Do you remember thinking your older relatives “were just like Archie Bunker”?

There was still some of it going on in the 80s, though. Recall the movie Sixteen Candles by John Hughes starring Molly Ringwald? Whenever the international student staying at the main character’s house appeared in a scene, a gong would sound punctuating his obvious Asian background.

So what is my point? As decades are unfolding now, just rounding my fifth one, I have to believe we are a little less coarse and more sensitive as a society today. I am pretty sure the Girl Scouts of 2014 would only allow sanctioned ditties that are 100% PC as a matter of good conscience, and not fear of litigation.

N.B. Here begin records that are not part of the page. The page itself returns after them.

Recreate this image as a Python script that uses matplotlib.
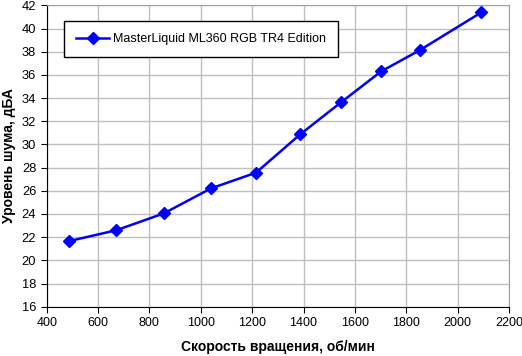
import matplotlib
matplotlib.use("Agg")
import matplotlib.pyplot as plt

# fan speed (rpm) and noise level (dBA)
rpm = [487, 670, 856, 1040, 1215, 1387, 1546, 1703, 1852, 2093]
noise = [21.66, 22.59, 24.05, 26.21, 27.56, 30.87, 33.63, 36.31, 38.12, 41.4]
series_name = "MasterLiquid ML360 RGB TR4 Edition"

plt.rcParams["font.family"] = ["Liberation Sans", "DejaVu Sans"]

fig = plt.figure(figsize=(5.22, 3.56), dpi=100)
ax = fig.add_axes([0.0895, 0.1385, 0.8855, 0.8465])

ax.plot(rpm, noise, color="#0000ff", lw=1.8, marker="D", ms=6.5,
        label=series_name)

ax.set_xlim(400, 2200)
ax.set_ylim(16, 42)
ax.set_xticks(range(400, 2201, 200))
ax.set_yticks(range(16, 43, 2))
ax.grid(True, color="#c0c0c0", lw=1)
ax.set_axisbelow(True)
for s in ["top", "right"]:
    ax.spines[s].set_color("#a0a0a0")
for s in ["left", "bottom"]:
    ax.spines[s].set_color("black")
ax.tick_params(direction="out", length=4, labelsize=9.3, colors="black")
ax.tick_params(axis="x", labelsize=9)

ax.set_xlabel("Скорость вращения, об/мин", fontsize=10, fontweight="bold", labelpad=8)
ax.set_ylabel("Уровень шума, дБА", fontsize=10, fontweight="bold", labelpad=4)

leg = ax.legend(loc="upper left", bbox_to_anchor=(0.037, 0.948), fontsize=9,
                fancybox=False, edgecolor="black", framealpha=1,
                borderaxespad=0, handlelength=2.7, borderpad=0.95,
                handletextpad=0.3)
leg.get_frame().set_linewidth(1)

fig.savefig("out.png", dpi=100)
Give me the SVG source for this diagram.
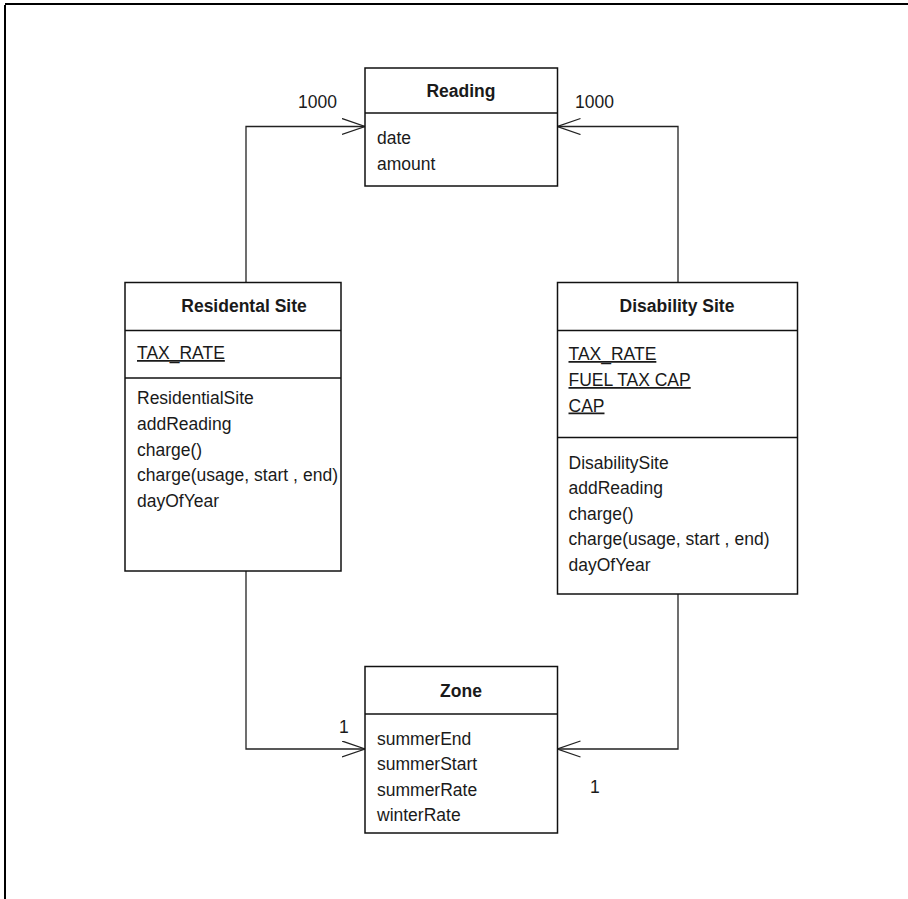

What do you think? Are we politically correct enough today? Do you think we’ve gone overboard and are too overly PC?

3 Responses to “Politically Incorrect Girl Scout Songs of the 70s: Did We Have A Clue?”

  1. Sean

    Thank God we have come to our senses and think before we speak (or sing) for the most part now. There is no room for racism in an intelligent caring society.

    Reply
  2. Rick

    In many ways, I think we have done well. I remember seeing Blazing Saddles in the last couple years, and more recently seeing Battle of the Network Stars re-runs and was shocked at the terminology and sexism exhibited as normal. That having been said, however, I think in many ways we are becoming overly sensitive to words. People are too quick to yell “Racist”, or “You can’t say that!”, when the intent of the phrase was completely innocent. I am a perfect example. When I say something that may have two different meanings, I typically mean the innocent one because I don’t think in those other terms…unfortunately, when someone catches what I say and “takes it the wrong way”, they call me out and it takes me a moment for my mind to catch on to what the heck they are talking about…of course, when I do finally get it, I have to backpedal, explaining what I meant. Part of that is my own sensitivity to how I use words, but I also think that part of it is the sensitivity of the listener, almost poised waiting to pounce on whatever innocent utterances may be taken in a sexist/racist/homophobic/insert your -ist here/way. I think that our “PC” world may have swung too far the other way. Instead, the intent of the words should be more closely monitored than the words themselves.
    Simple example, “Thank you very much” can be taken as an expression of gratitude for something or it could be taken in a sarcastic manner. If the INTENT was gratitude, it should be taken that way, not pounced upon by others as being sarcastic.
    Just my $.02

    Reply
    • tanjabuzzimoriarty

      Thanks for your thoughts, Rick. I loved singing all the camp songs back then. There were others, of course, that were just silly fun. A round, “Peanut butter, peanut butter. Jelly, jelly, jelly! Bread, bread! Stuck between your teeth.” “A fly walked into a grocery store! Alone, tee-hee, all alone…” Though I realize now, that this song accentuated drunkenness! LOL! A real mix! Final analysis, I grew up appreciating and having friends from all races, many nations. The overtly racist “kid songs” did not influence me adversely.